By AI4EU’s AI4Industry pilot team
AI4EU’s pilot AI4Industry released its first video to demonstrate how AI techniques can help develop flexible and transparent manufacturing. The techniques, including semantic technologies, answer set programming, and machine learning, are demonstrated in an experimental plant provided by Evosoft.
The AI4Industry pilot aims to create a tool that assists engineers in production planning, getting insights about potential problems in manufacturing, and estimating the time needed to complete an incoming product request.
The tool consists of 3 main parts: skill matching and explanations, planning, and time prediction. Skill matching represents producibility checking, i.e. checking whether a certain product can be produced by the set of available machines in the factory.

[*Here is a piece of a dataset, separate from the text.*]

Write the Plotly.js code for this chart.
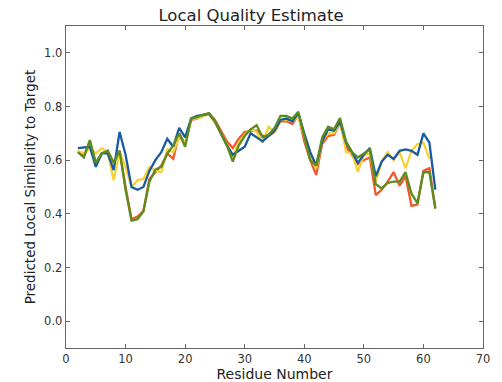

The explanations function provides a list of statements that presents the reasons why a certain product cannot be produced, essentially explaining to humans why production stops. The planning function creates a list of steps that are needed to manufacture a product. Introduced as a small modification to the planning technique, the plan repair program provides explanations to humans of issues in the factory or the production goal.
Finally, how does the planner know how much time production will take? The time prediction component, which based on a machine-learning algorithm, estimates the production time per product. We show the experimental factory of Evosoft producing caps on cans with different colours and the results of these methods in a basic mock-up UI.
The AI4Industry pilot, a collaboration between Siemens AG, TU Wien, and Fraunhofer IAIS, is one of the eight pilots to be carried out during the lifetime of the AI4EU project to provide insights on real scenarios in the selected areas.